With a 160m-long wooden canopy curving over its platforms, the new station at Ede-Wageningen in the Netherlands will be an eye-catching landmark. The realisation of the complex design has been made possible using integrated expertise from multiple disciplines together with 3D techniques.
The station at Ede-Wageningen is being upgraded as part of a nationwide programme to prepare the railway infrastructure for an increase in frequency of trains. While this major work is under way, the station needs to stay in operation.
Creating a practical and feasible design without losing the ‘wow’ factor
Our Building Technology team have been responsible for converting a concept into a practical and feasible design, while retaining the ‘wow’ factor. Where possible, the team sought to strengthen the impression provided by the complex roof canopy and the fluid space that connects the platforms to the surroundings. Aesthetics, sustainability, accessibility and emotional safety have been important principles underpinning the design.
Key to the stunning visual appearance is the vast wooden roof consisting of 24 triangles, each with sides 27m long. Glazed to let in light, the triangles are suspended on different levels and are visually separate, free from the support columns and from each other. Of course, the roof also needs to be watertight and able to be constructed and maintained without major disruption to the train services. This is where the expertise of our integrated team was vital.
“It was a very integrated design between engineers, architects and railway designers. We had to find the solutions to make the concept a reality,” said Kirsten Colenbrander, Royal HaskoningDHV Architect. “The image of the canopy with the triangles is really strong and fits in with the surroundings, so we wanted to retain that while making something that was practical and feasible.”

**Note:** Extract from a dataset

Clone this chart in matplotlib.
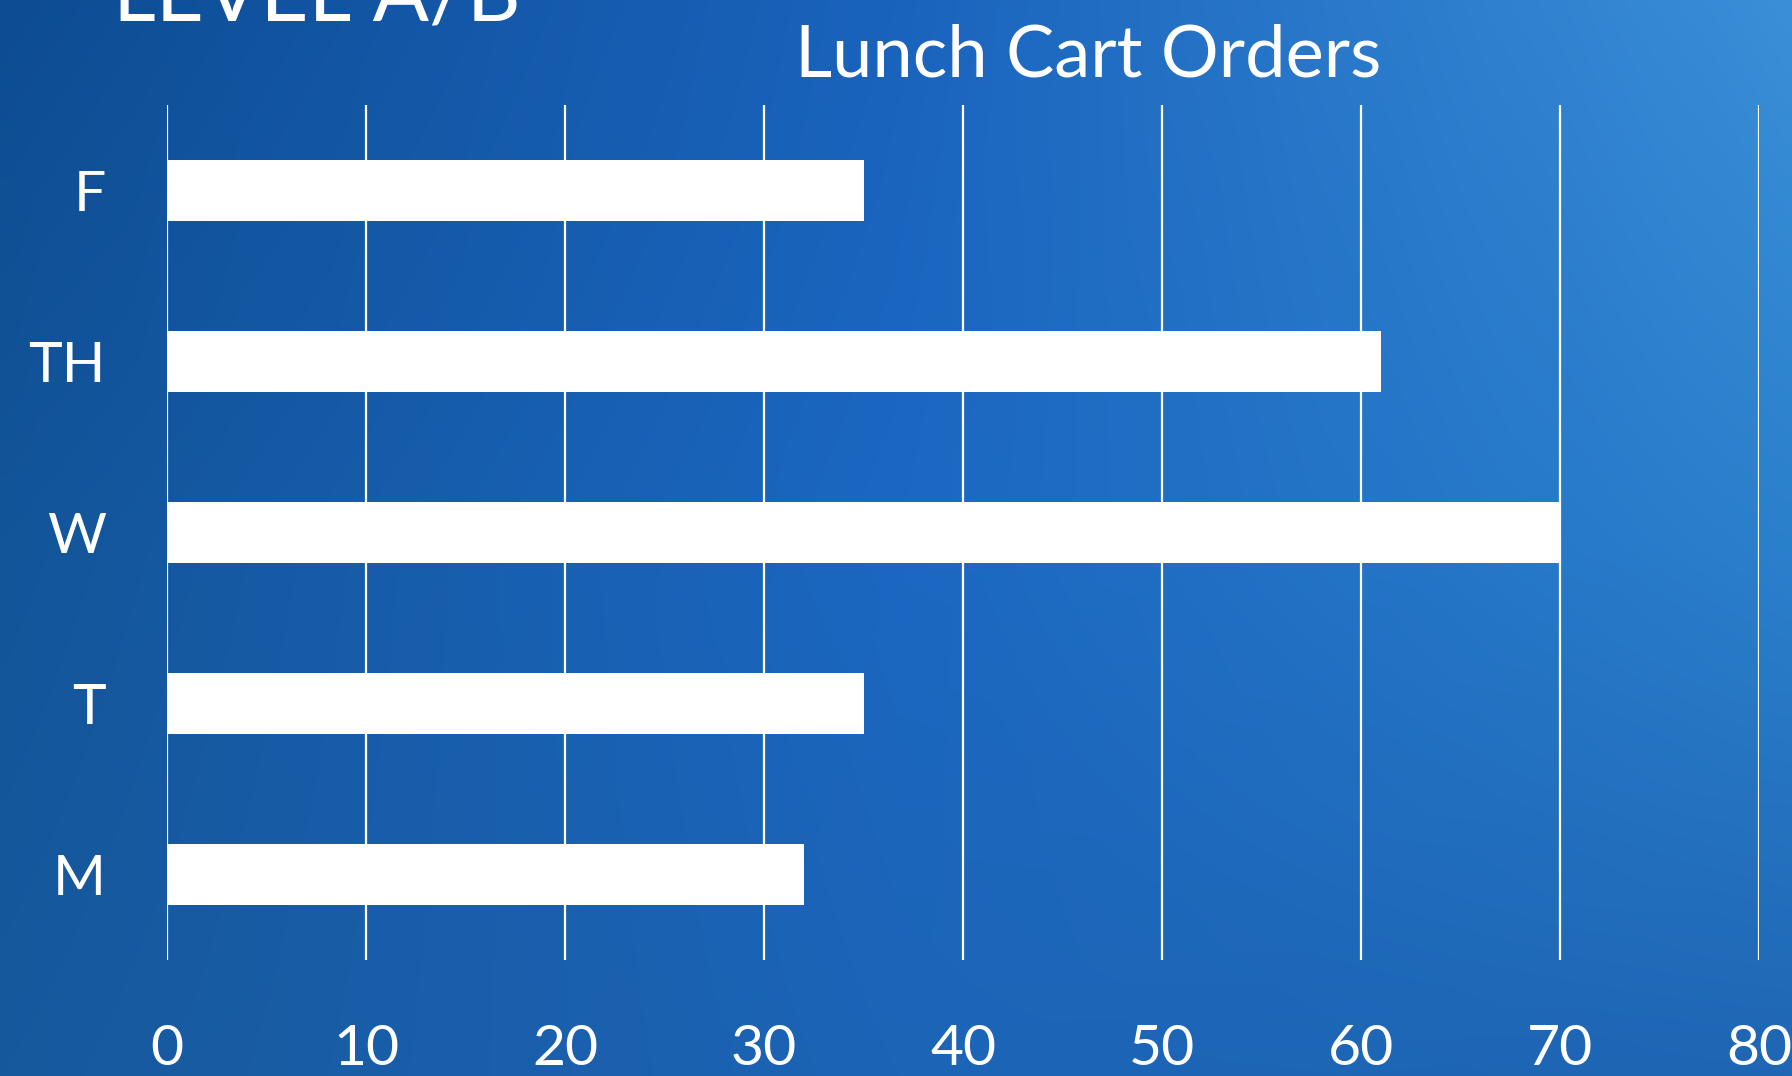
import numpy as np
import matplotlib
matplotlib.use("Agg")
import matplotlib.pyplot as plt
from matplotlib.colors import to_rgb

# Data (bottom to top)
days = ["M", "T", "W", "TH", "F"]
orders = [32, 35, 70, 61, 35]
x_ticks = [0, 10, 20, 30, 40, 50, 60, 70, 80]

W, H = 1792, 1076
fig = plt.figure(figsize=(W / 100, H / 100), dpi=100)

# Blue gradient background from a 3x3 grid of colours (rows top->bottom, cols left->right)
grid_cols = [["#0d4c92", "#1a63bd", "#3a8fd8"],
             ["#135599", "#1b67c2", "#2b80cc"],
             ["#17599d", "#1c64b6", "#1f66b4"]]
ctrl = np.array([[to_rgb(c) for c in row] for row in grid_cols])
nx, ny = 240, 140
xs = np.linspace(0, 2, nx)
ys = np.linspace(0, 2, ny)
rows = np.stack([np.stack([np.interp(xs, [0, 1, 2], ctrl[r, :, k]) for k in range(3)], -1)
                 for r in range(3)])
grad = np.stack([np.stack([np.interp(ys, [0, 1, 2], rows[:, i, k]) for k in range(3)], -1)
                 for i in range(nx)], 1)
bg = fig.add_axes([0, 0, 1, 1], zorder=0)
bg.imshow(np.clip(grad, 0, 1), aspect="auto", extent=[0, 1, 0, 1], interpolation="bicubic")
bg.axis("off")

font = ["Lato", "DejaVu Sans"]

ax = fig.add_axes([0.0932, 0.1078, 0.8884, 0.7946], zorder=1)
ax.patch.set_alpha(0)
ax.barh(range(len(days)), orders, height=0.36, color="white", zorder=3)
ax.set_xlim(0, 80)
ax.set_ylim(-0.5, 4.5)
ax.set_xticks(x_ticks)
ax.set_yticks(range(len(days)))
ax.set_yticklabels(days)
ax.grid(axis="x", color="white", linewidth=1.6, zorder=1)
ax.set_axisbelow(True)
for s in ax.spines.values():
    s.set_visible(False)
ax.tick_params(length=0, colors="white", labelsize=41)
ax.tick_params(axis="x", pad=46)
ax.tick_params(axis="y", pad=44)
for lab in ax.get_xticklabels() + ax.get_yticklabels():
    lab.set_family(font)

fig.text(0.607, 0.948, "Lunch Cart Orders", color="white", fontsize=52,
         ha="center", va="center", family=font)
fig.text(0.063, 1.002, "LEVEL A/B", color="white", fontsize=60,
         ha="left", va="center", family=font)

fig.savefig("out.png", dpi=100)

A range of climate adaptations have been incorporated
The triangles will be made off site and then lifted in place using cranes to minimise disruption to services. They are also sloped to ensure rainwater runs off into the drainpipes within the columns. The rainwater is collected for use on surrounding flower beds. It will be the first station with retail units to operate without natural gas. Nearly 300 solar panels are situated on the station roof. Other climate adaptations include part-glazing of the roof structure to limit the amount of direct sunlight on the platforms. The light plan and height were designed to avoid disruption to the feeding patterns of a local bat population and special arrangements were made for a unique species of cricket found in the area.
The use of 3D modelling was vital in the design of the station and connected services. This was partly because of the challenge of a significant slope down to the station, which needed to be accessible. Also, the elements are highly interconnected. For example, the foundation for the canopy is incorporated within the bike park. The bike route crosses the top of the bike park and commercial units. With so many functions in a limited space, it was vital to develop the design in an integrated way and to ensure it was feasible.
Integration of technical knowledge, aesthetics and functionality
Another important area of collaboration was with our structural engineers to meet the challenges of the retail units. Each of these occupy a separate level in a stepped arrangement. They all have individual shapes within an overall diamond-shape and must conform to specified sizes. Drainage and ventilation also needed to be integrated within the design.
“What was special about this solution was the balance between technical knowledge, aesthetics and functionality. It is a complex building housing many functions in a limited space. We could not have done it without an integrated design and in 3D,” added Kirsten.